雲に鳴く。

趣味の小説書き、雲鳴遊乃実のブログです。個人サークル『鳴草庵』

【感想文】正しいからこそ怖ろしい――『空白の叫び(上)』(貫井徳郎)

 久しぶりの貫井徳郎は、奇抜な構成を排した重厚なクライムノベルでした。

 まだ上巻しか借りていない状態で感想を書くのは、結論がわからないために不安もあるが、それでも今のところ感じたことを書き置きしておこうと思います。

 

 時代は二〇〇〇年の少年法改正前。パソコンや携帯電話があるため、九十年代後半かと。主人公となるのは三人の中学生。

 虐められていた過去を持ち、力こそが全てだと悟ってからは逆転、それでも心の内に得も言われぬ瘴気を纏う久藤。

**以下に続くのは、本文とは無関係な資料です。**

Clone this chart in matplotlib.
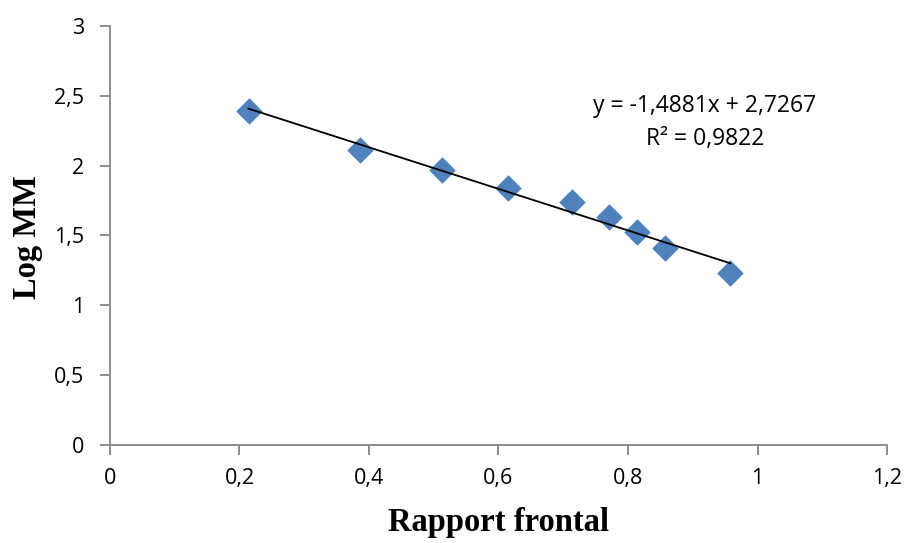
import matplotlib

matplotlib.use("Agg")
import matplotlib.pyplot as plt
import numpy as np

# data
rapport_frontal = [0.214, 0.386, 0.513, 0.614, 0.714, 0.771, 0.814, 0.857, 0.958]
log_mm = [2.391, 2.112, 1.968, 1.837, 1.737, 1.630, 1.522, 1.408, 1.229]
slope = -1.4881
intercept = 2.7267
r_squared = 0.9822
x_ticks = [0, 0.2, 0.4, 0.6, 0.8, 1.0, 1.2]
y_ticks = [0, 0.5, 1.0, 1.5, 2.0, 2.5, 3.0]

MARKER_BLUE = "#4F81BD"
AXIS_GRAY = "#868686"
TICK_FONT = ["Open Sans", "DejaVu Sans"]
LABEL_FONT = ["Liberation Serif", "DejaVu Serif"]


def fr(v):
    # comma as decimal separator, as in the source
    return f"{v:g}".replace(".", ",")


fig = plt.figure(figsize=(9.08, 5.43), dpi=100)
ax = fig.add_axes([0.1211, 0.1805, 0.8558, 0.7716])

x = np.array(rapport_frontal)
y = np.array(log_mm)
ax.scatter(x, y, marker="D", s=13.5 ** 2, color=MARKER_BLUE, zorder=2, linewidths=0)

xs = np.array([x.min(), x.max()])
ax.plot(xs, slope * xs + intercept, color="black", linewidth=1.3, zorder=3)

eq = f"y = {fr(slope)}x + {fr(intercept)}\nR² = {fr(r_squared)}"
ax.text(0.919, 2.31, eq, ha="center", va="center", multialignment="center",
        fontsize=16.5, family=TICK_FONT, linespacing=1.5)

ax.set_xlim(0, 1.2)
ax.set_ylim(0, 3)
ax.set_xticks(x_ticks)
ax.set_yticks(y_ticks)
ax.set_xticklabels([fr(t) for t in x_ticks], family=TICK_FONT, fontsize=15.5)
ax.set_yticklabels([fr(t) for t in y_ticks], family=TICK_FONT, fontsize=15.5)
ax.tick_params(direction="out", length=7.5, width=1.3, color=AXIS_GRAY, pad=11)
ax.tick_params(axis="x", pad=9)

for side in ("top", "right"):
    ax.spines[side].set_visible(False)
for side in ("left", "bottom"):
    ax.spines[side].set_color(AXIS_GRAY)
    ax.spines[side].set_linewidth(1.3)

ax.set_xlabel("Rapport frontal", family=LABEL_FONT, fontsize=23.5, fontweight="bold")
ax.set_ylabel("Log MM", family=LABEL_FONT, fontsize=23.5, fontweight="bold")
ax.xaxis.label.set_va("center")
ax.yaxis.label.set_va("center")
ax.xaxis.set_label_coords(0.4994, -0.184)
ax.yaxis.set_label_coords(-0.1055, 0.496)

fig.savefig("out.png", dpi=100)
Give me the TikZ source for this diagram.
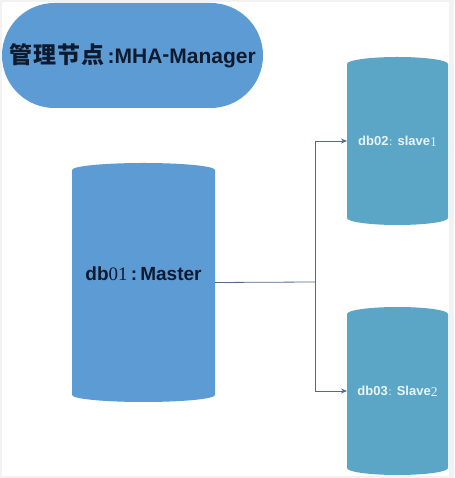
\documentclass[tikz,border=0pt]{standalone}
\usepackage{fontspec}
\setmainfont{Liberation Sans}
\newfontfamily\cjk{Noto Sans CJK SC}
\newfontfamily\serifdig{Liberation Serif}
\usetikzlibrary{arrows.meta,backgrounds}
\definecolor{mblue}{HTML}{5D9BD5}
\definecolor{sblue}{HTML}{5BA6C6}
\definecolor{lnc}{HTML}{55698C}
\definecolor{darktxt}{HTML}{0E1A2E}
\definecolor{lighttxt}{HTML}{EAF4F8}
\definecolor{frame}{HTML}{F2F2F2}
\tikzset{
  cylnode/.style={inner sep=0pt, outer sep=0pt},
  conn/.style={draw=lnc, line width=0.8pt},
  arr/.style={conn, -{Stealth[length=6pt,width=5pt]}},
}
\newcommand{\cylfill}[4]{% name, colour, x radius, y radius
  \fill[#2] ([yshift=-#4]#1.north west)
    arc[start angle=180, end angle=0, x radius=#3, y radius=#4]
    -- ([yshift=#4]#1.south east)
    arc[start angle=0, end angle=-180, x radius=#3, y radius=#4]
    -- cycle;}
\begin{document}
\begin{tikzpicture}[x=1pt,y=1pt]
\useasboundingbox (0,0) rectangle (454,478);

% manager (stadium)
\node[cylnode, fill=mblue, rounded corners=52.5pt, minimum width=261pt, minimum height=105pt,
      text=darktxt, font=\bfseries\fontsize{21}{23}\selectfont] (mgr) at (132.5,422.5)
  {{\cjk\fontsize{23}{25}\selectfont 管\hspace{1pt}理\hspace{1pt}节\hspace{1pt}点}\,:MHA\raisebox{2pt}{-}Manager};

% master
\node[cylnode, minimum width=143pt, minimum height=239pt, text=darktxt,
      font=\bfseries\fontsize{19}{21}\selectfont] (m) at (143.5,195.5)
  {\raisebox{9pt}[\height][\depth]{db{\serifdig\mdseries 01}\,:\,Master}};

% slaves
\node[cylnode, minimum width=101pt, minimum height=168pt, text=lighttxt,
      font=\bfseries\fontsize{13}{15}\selectfont] (s1) at (397.5,337)
  {db02{\cjk\mdseries\fontsize{9}{10}\selectfont ：}slave{\serifdig\mdseries\fontsize{13.5}{15}\selectfont\raisebox{-1pt}{1}}};
\node[cylnode, minimum width=101pt, minimum height=168pt, text=lighttxt,
      font=\bfseries\fontsize{13}{15}\selectfont] (s2) at (397.5,87)
  {db03{\cjk\mdseries\fontsize{9}{10}\selectfont ：}Slave{\serifdig\mdseries\fontsize{13.5}{15}\selectfont\raisebox{-1pt}{2}}};

\begin{scope}[on background layer]
  \fill[frame] (0,0) rectangle (454,478);
  \fill[white] (2,2) rectangle (449,476);
  \cylfill{m}{mblue}{71.5pt}{7pt}
  \cylfill{s1}{sblue}{50.5pt}{7pt}
  \cylfill{s2}{sblue}{50.5pt}{7pt}
\end{scope}

% connectors
\coordinate (j) at (315,196);
\draw[conn] (m.east) -- (j);
\draw[arr] (j) |- (s1.west);
\draw[arr] (j) |- (s2.west);
\end{tikzpicture}
\end{document}
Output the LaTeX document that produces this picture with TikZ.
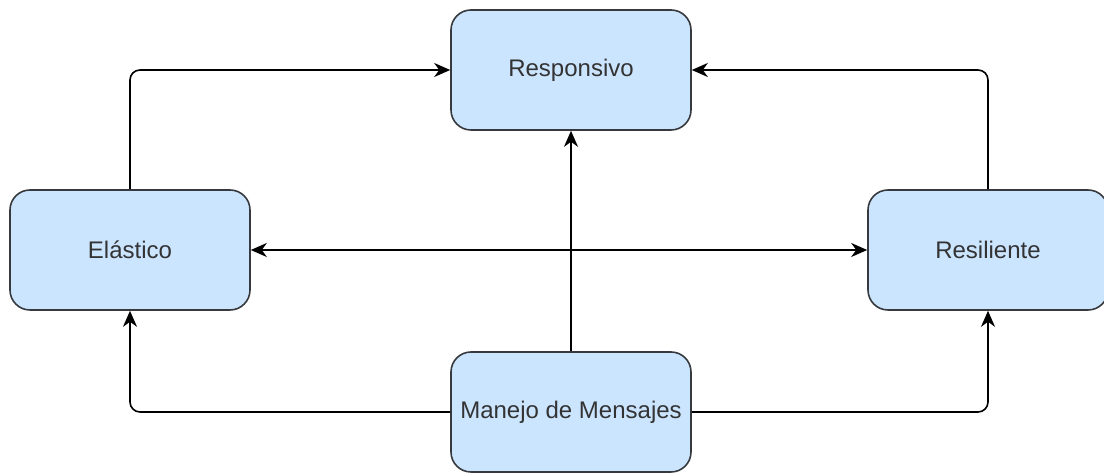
\documentclass[tikz,border=0pt]{standalone}
\usepackage{fontspec}
\setmainfont{Liberation Sans}
\usepackage{xcolor}
\usepackage{tikz}
\usetikzlibrary{arrows.meta}
\definecolor{boxfill}{HTML}{CCE5FF}
\definecolor{boxline}{HTML}{36393D}
\definecolor{boxtext}{HTML}{333333}

\begin{document}
\begin{tikzpicture}[x=0.5pt,y=0.5pt]
\tikzstyle{block}=[draw=boxline,fill=boxfill,line width=0.8pt,rounded corners=10pt,minimum width=120pt,minimum height=60pt,text=boxtext,font=\fontsize{12}{14}\selectfont,inner sep=0pt]
\tikzstyle{link}=[draw=black,line width=0.8pt,rounded corners=5pt,-{Stealth[length=8pt,width=7pt,inset=2.5pt]}]
\useasboundingbox (0,0) rectangle (1104,-474);
\node [block] (responsivo) at (571,-70) {Responsivo};
\node [block] (elastico) at (130,-250) {Elástico};
\node [block] (resiliente) at (988,-250) {Resiliente};
\node [block] (manejo) at (571,-412) {Manejo de Mensajes};
\draw [link] (elastico.north) |- (responsivo.west);
\draw [link] (resiliente.north) |- (responsivo.east);
\draw [link] (manejo.north) -- (responsivo.south);
\draw [link,{Stealth[length=8pt,width=7pt,inset=2.5pt]}-{Stealth[length=8pt,width=7pt,inset=2.5pt]}] (elastico.east) -- (resiliente.west);
\draw [link] (manejo.west) -| (elastico.south);
\draw [link] (manejo.east) -| (resiliente.south);
\end{tikzpicture}
\end{document}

 親の財力に加え、天性の頭脳と美貌を兼ね備え何不自由なく暮しながら、ただ一人愚鈍な幼馴染みの扱いにだけ苦慮していた葛城。

 作中で唯一「ぼく」と名前を呼ばれる(思えばこの点だけはトリックものの空気を感じる)、一見気弱で穏やかそうながら鋭い洞察力と自分なりの正義感を持つ神原。

 この三人を軸として、第一部では、各々がどのような苦悩を抱き、どうして犯罪をするに至ったかが描かれる。続く第二部では、少年院に送り込まれた彼らが理不尽な暴力に耐え、反発し、時には権謀術数を駆使しながら、やがて接触する。

 

 ハードカバーで若干六〇〇ページと、いつもの僕にしては分量が随分多い。それでも読み進められたのは、濃厚な心理描写と、彼らなりの論理を働かせる展開に目が離せなかったからです。あえて嫌な展開を予想させてくるような書き方もあって、一区切り衝く度に溜息が出る。でも面白い。彼らなりの考え方を丁寧に追っているからこそ、結果として通常と感覚がズレていく。どこで道を間違ったのだろうと、考えている間にも、彼らのズレはどんどん広がっていった。

 

 第二部も、タイトルが「接触」であることからしてその後の展開は十分予想される。でも特に面白かったのは、先に書いたように権謀術数渦巻く少年院内の描写。

 教官や同じ境遇の連中に囲まれながら、いかに暴力から逃れるか、どうやって自分の安全を確保するか。そのやりとりはまるで国防を巡る政治家の駆け引きのよう。駆け引きの材料として第一部でも登場した「あれ」が登場したときには驚いた。相変わらず読者に向けての仕込み方が面白い。

 頼れるのは自分だけ。仲間を作るには対価がいる。そして矜持を蔑ろにした者、あるいはされた者には容赦のない破壊が待っている。

 

 下巻に向けて、三人ともに気になることは山積みなのだが、分けても気になるのは神原の行く末です。なまじまともに見える分、一番怖い。絶対に間違っているのに考える道筋にさほど違和感がない。親身になって読んでいると思わず納得しそうになる。正義と悪が表裏一体であることを一番に体現している人物だと思う。